Date: 2008-07-27 12:59 pm (UTC)
From: [identity profile] harmonyfb.livejournal.com
That was the book I thought of when I read the post - yeah, I was really happy about my seven year old reading that word at the bookstore.

Bookstores, if authors use a particularly foul curse word as their title, could you not make a frigging END CAP DISPLAY of it? Thanks ever so.

Date: 2008-07-27 08:21 am (UTC)
From: [identity profile] ladyvivien.livejournal.com
Heh, awesome. Mind if I link to this on the bookblog?

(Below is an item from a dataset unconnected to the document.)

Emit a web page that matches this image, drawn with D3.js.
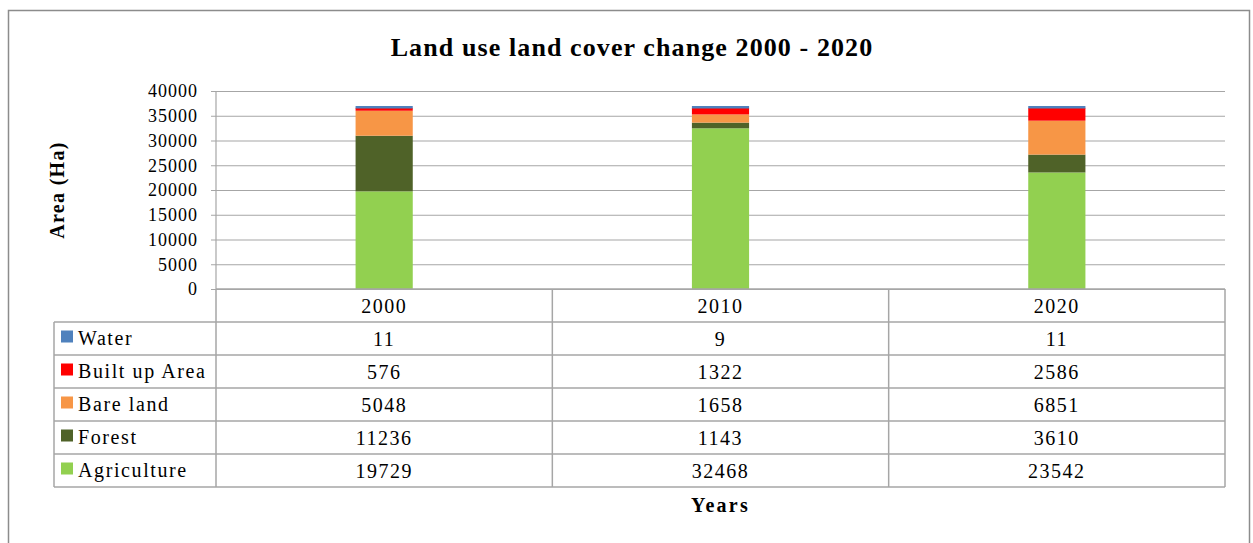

Date: 2008-07-27 08:24 am (UTC)
ext_6531: (Default)
From: [identity profile] lizbee.livejournal.com
Go right ahead!

Date: 2008-07-27 09:01 am (UTC)
From: [identity profile] dancing-moon.livejournal.com
We've got some science fiction book with a really innocent name (my brain says Lilith, but I think that's wrong. Whatevah) and a with back with the title in silver and the author's name in smaller black font. Very innocent, yes?
When I turned the books around - we tend to front-face them when possible - I blanched at the naked women spreading her leg and showing off her reproductive organs. From a quick look at the blurb, I think it's your typical gender dystopic sf, but the front looks like the artsier type of porn magazine.

Date: 2008-07-27 03:36 pm (UTC)
From: [identity profile] --kali--.livejournal.com
as an ex-Librarian I know exactly where you're coming from.

Date: 2008-07-28 12:42 am (UTC)
From: [identity profile] nixwilliams.livejournal.com
i kind of disagree. mainly because if people avoided somewhat controversial/edgy/whatever titles, we wouldn't be able to tell stories about the people who have to write the names down and are so embarrassed. and i get GLEE from this, and did when i worked in a bookshop!

also, so what if the 'average customer' gets flustered. who wants to be average, anyway? i'd be much more inclined to read 'ching-chong china girl' than 'unpolished gem' if i was going merely on titles!